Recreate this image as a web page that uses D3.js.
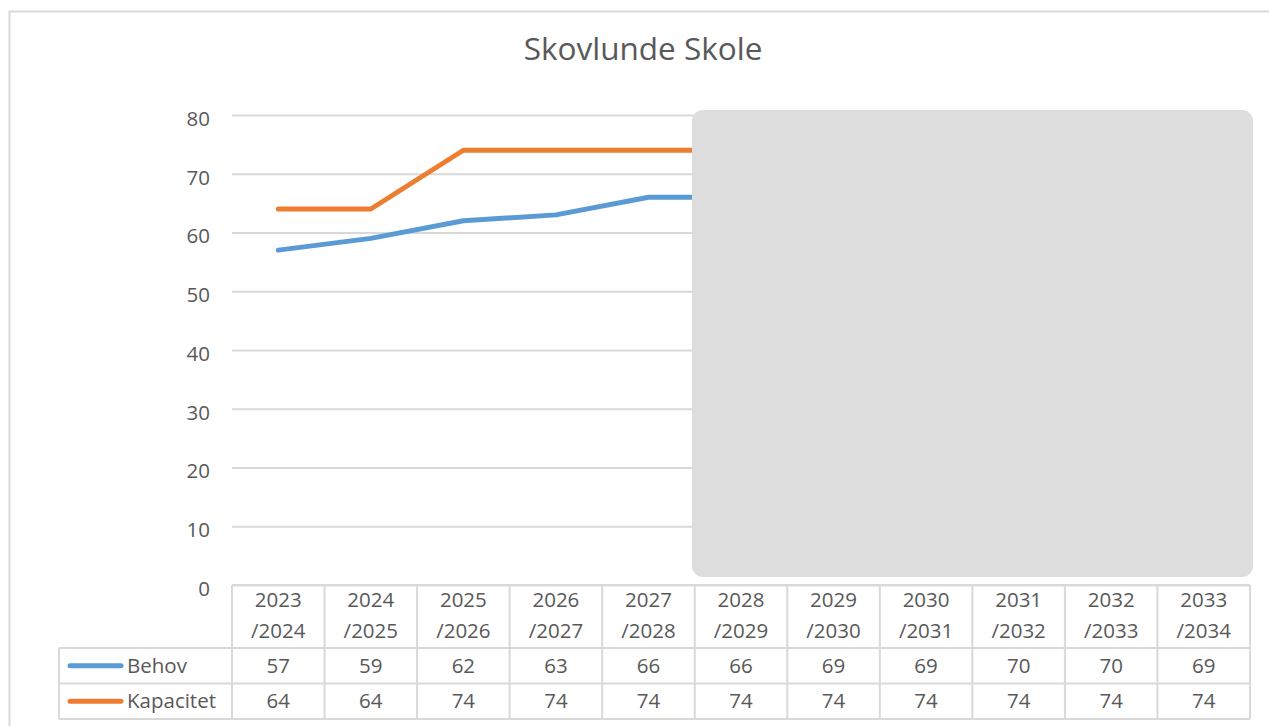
<!DOCTYPE html>
<html>
<head>
<meta charset="utf-8">
<script src="https://cdn.jsdelivr.net/npm/d3@7"></script>
<style>
  body { margin: 0; background: #fff; }
  svg { display: block; font-family: "Open Sans", "Noto Sans", sans-serif; }
</style>
</head>
<body>
<div id="chart"></div>
<script>
const title = "Skovlunde Skole";
const years = ["2023/2024", "2024/2025", "2025/2026", "2026/2027", "2027/2028", "2028/2029",
  "2029/2030", "2030/2031", "2031/2032", "2032/2033", "2033/2034"];
const behov = [57, 59, 62, 63, 66, 66, 69, 69, 70, 70, 69];
const kapacitet = [64, 64, 74, 74, 74, 74, 74, 74, 74, 74, 74];
const yTicks = [0, 10, 20, 30, 40, 50, 60, 70, 80];

const series = [
  {name: "Behov", values: behov, color: "#5b9bd5"},
  {name: "Kapacitet", values: kapacitet, color: "#ed7d31"}
];

const W = 1269, H = 726;
const plot = {left: 232, right: 1250, top: 115, bottom: 585};
const textColor = "#595959", gridColor = "#d9d9d9";
const fs = 20.5;

const svg = d3.select("#chart").append("svg")
  .attr("width", W)
  .attr("height", H);

// chart border
svg.append("rect")
  .attr("x", 9.5).attr("y", 11.5)
  .attr("width", W + 20).attr("height", H + 20)
  .attr("fill", "none").attr("stroke", gridColor).attr("stroke-width", 2);

svg.append("text")
  .attr("x", 643).attr("y", 60)
  .attr("text-anchor", "middle")
  .attr("font-size", 31.5)
  .attr("fill", textColor)
  .text(title);

const x = d3.scaleBand()
  .domain(years)
  .range([plot.left, plot.right]);

const y = d3.scaleLinear()
  .domain([0, 80])
  .range([plot.bottom, plot.top]);

// gridlines + y labels
const yAxis = d3.axisLeft(y)
  .tickValues(yTicks)
  .tickSize(plot.left - plot.right)
  .tickPadding(22);

const gy = svg.append("g")
  .attr("transform", "translate(" + plot.left + ",0)")
  .call(yAxis);
gy.select(".domain").remove();
gy.selectAll(".tick line").attr("stroke", gridColor).attr("stroke-width", 2);
gy.selectAll(".tick text")
  .attr("fill", textColor)
  .attr("font-size", fs)
  .attr("dy", "0.5em")
  .attr("font-family", "'Open Sans', 'Noto Sans', sans-serif");

// lines
const line = d3.line()
  .x((d, i) => x(years[i]) + x.bandwidth() / 2)
  .y(d => y(d));

series.forEach(s => {
  svg.append("path")
    .datum(s.values)
    .attr("d", line)
    .attr("fill", "none")
    .attr("stroke", s.color)
    .attr("stroke-width", 5)
    .attr("stroke-linecap", "round")
    .attr("stroke-linejoin", "round");
});

// grey overlay box
svg.append("rect")
  .attr("x", 692).attr("y", 110)
  .attr("width", 561).attr("height", 467)
  .attr("rx", 11)
  .attr("fill", "#dddddd");

// data table
const headTop = 585, headBot = 648, rowH = 35.5, legendLeft = 59;
const tbl = svg.append("g")
  .attr("stroke", gridColor).attr("stroke-width", 2).attr("fill", "none");

// horizontal lines
tbl.append("line").attr("x1", plot.left).attr("x2", plot.right).attr("y1", headTop).attr("y2", headTop);
[0, 1, 2].forEach(r => {
  tbl.append("line")
    .attr("x1", legendLeft).attr("x2", plot.right)
    .attr("y1", headBot + r * rowH).attr("y2", headBot + r * rowH);
});
// vertical lines
years.forEach(yr => {
  tbl.append("line")
    .attr("x1", x(yr)).attr("x2", x(yr))
    .attr("y1", headTop).attr("y2", headBot + 2 * rowH);
});
tbl.append("line").attr("x1", plot.right).attr("x2", plot.right).attr("y1", headTop).attr("y2", headBot + 2 * rowH);
tbl.append("line").attr("x1", legendLeft).attr("x2", legendLeft).attr("y1", headBot).attr("y2", headBot + 2 * rowH);

// header labels
const head = svg.append("g")
  .attr("fill", textColor)
  .attr("font-size", fs)
  .attr("text-anchor", "middle");
years.forEach(yr => {
  const parts = yr.split("/");
  const cx = x(yr) + x.bandwidth() / 2;
  head.append("text").attr("x", cx).attr("y", 607).text(parts[0]);
  head.append("text").attr("x", cx).attr("y", 638).text("/" + parts[1]);
});

// rows
series.forEach((s, r) => {
  const cy = headBot + r * rowH + rowH / 2;
  svg.append("line")
    .attr("x1", 70).attr("x2", 121)
    .attr("y1", cy).attr("y2", cy)
    .attr("stroke", s.color).attr("stroke-width", 5)
    .attr("stroke-linecap", "round");
  svg.append("text")
    .attr("x", 127).attr("y", cy + 7)
    .attr("fill", textColor).attr("font-size", fs)
    .text(s.name);
  s.values.forEach((v, i) => {
    svg.append("text")
      .attr("x", x(years[i]) + x.bandwidth() / 2)
      .attr("y", cy + 7)
      .attr("text-anchor", "middle")
      .attr("fill", textColor).attr("font-size", fs)
      .text(v);
  });
});
</script>
</body>
</html>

> [Exercise] Make an exact copy of the whole listing, but don't bring over any pictures.

> [Exercise result]
Recreate this image as a web page that uses D3.js.
<!DOCTYPE html>
<html>
<head>
<meta charset="utf-8">
<script src="https://cdn.jsdelivr.net/npm/d3@7"></script>
<style>
  body { margin: 0; background: #fff; }
  svg { display: block; font-family: "Open Sans", "Noto Sans", sans-serif; }
</style>
</head>
<body>
<div id="chart"></div>
<script>
const title = "Skovlunde Skole";
const years = ["2023/2024", "2024/2025", "2025/2026", "2026/2027", "2027/2028", "2028/2029",
  "2029/2030", "2030/2031", "2031/2032", "2032/2033", "2033/2034"];
const behov = [57, 59, 62, 63, 66, 66, 69, 69, 70, 70, 69];
const kapacitet = [64, 64, 74, 74, 74, 74, 74, 74, 74, 74, 74];
const yTicks = [0, 10, 20, 30, 40, 50, 60, 70, 80];

const series = [
  {name: "Behov", values: behov, color: "#5b9bd5"},
  {name: "Kapacitet", values: kapacitet, color: "#ed7d31"}
];

const W = 1269, H = 726;
const plot = {left: 232, right: 1250, top: 115, bottom: 585};
const textColor = "#595959", gridColor = "#d9d9d9";
const fs = 20.5;

const svg = d3.select("#chart").append("svg")
  .attr("width", W)
  .attr("height", H);

// chart border
svg.append("rect")
  .attr("x", 9.5).attr("y", 11.5)
  .attr("width", W + 20).attr("height", H + 20)
  .attr("fill", "none").attr("stroke", gridColor).attr("stroke-width", 2);

svg.append("text")
  .attr("x", 643).attr("y", 60)
  .attr("text-anchor", "middle")
  .attr("font-size", 31.5)
  .attr("fill", textColor)
  .text(title);

const x = d3.scaleBand()
  .domain(years)
  .range([plot.left, plot.right]);

const y = d3.scaleLinear()
  .domain([0, 80])
  .range([plot.bottom, plot.top]);

// gridlines + y labels
const yAxis = d3.axisLeft(y)
  .tickValues(yTicks)
  .tickSize(plot.left - plot.right)
  .tickPadding(22);

const gy = svg.append("g")
  .attr("transform", "translate(" + plot.left + ",0)")
  .call(yAxis);
gy.select(".domain").remove();
gy.selectAll(".tick line").attr("stroke", gridColor).attr("stroke-width", 2);
gy.selectAll(".tick text")
  .attr("fill", textColor)
  .attr("font-size", fs)
  .attr("dy", "0.5em")
  .attr("font-family", "'Open Sans', 'Noto Sans', sans-serif");

// lines
const line = d3.line()
  .x((d, i) => x(years[i]) + x.bandwidth() / 2)
  .y(d => y(d));

series.forEach(s => {
  svg.append("path")
    .datum(s.values)
    .attr("d", line)
    .attr("fill", "none")
    .attr("stroke", s.color)
    .attr("stroke-width", 5)
    .attr("stroke-linecap", "round")
    .attr("stroke-linejoin", "round");
});

// grey overlay box
svg.append("rect")
  .attr("x", 692).attr("y", 110)
  .attr("width", 561).attr("height", 467)
  .attr("rx", 11)
  .attr("fill", "#dddddd");

// data table
const headTop = 585, headBot = 648, rowH = 35.5, legendLeft = 59;
const tbl = svg.append("g")
  .attr("stroke", gridColor).attr("stroke-width", 2).attr("fill", "none");

// horizontal lines
tbl.append("line").attr("x1", plot.left).attr("x2", plot.right).attr("y1", headTop).attr("y2", headTop);
[0, 1, 2].forEach(r => {
  tbl.append("line")
    .attr("x1", legendLeft).attr("x2", plot.right)
    .attr("y1", headBot + r * rowH).attr("y2", headBot + r * rowH);
});
// vertical lines
years.forEach(yr => {
  tbl.append("line")
    .attr("x1", x(yr)).attr("x2", x(yr))
    .attr("y1", headTop).attr("y2", headBot + 2 * rowH);
});
tbl.append("line").attr("x1", plot.right).attr("x2", plot.right).attr("y1", headTop).attr("y2", headBot + 2 * rowH);
tbl.append("line").attr("x1", legendLeft).attr("x2", legendLeft).attr("y1", headBot).attr("y2", headBot + 2 * rowH);

// header labels
const head = svg.append("g")
  .attr("fill", textColor)
  .attr("font-size", fs)
  .attr("text-anchor", "middle");
years.forEach(yr => {
  const parts = yr.split("/");
  const cx = x(yr) + x.bandwidth() / 2;
  head.append("text").attr("x", cx).attr("y", 607).text(parts[0]);
  head.append("text").attr("x", cx).attr("y", 638).text("/" + parts[1]);
});

// rows
series.forEach((s, r) => {
  const cy = headBot + r * rowH + rowH / 2;
  svg.append("line")
    .attr("x1", 70).attr("x2", 121)
    .attr("y1", cy).attr("y2", cy)
    .attr("stroke", s.color).attr("stroke-width", 5)
    .attr("stroke-linecap", "round");
  svg.append("text")
    .attr("x", 127).attr("y", cy + 7)
    .attr("fill", textColor).attr("font-size", fs)
    .text(s.name);
  s.values.forEach((v, i) => {
    svg.append("text")
      .attr("x", x(years[i]) + x.bandwidth() / 2)
      .attr("y", cy + 7)
      .attr("text-anchor", "middle")
      .attr("fill", textColor).attr("font-size", fs)
      .text(v);
  });
});
</script>
</body>
</html>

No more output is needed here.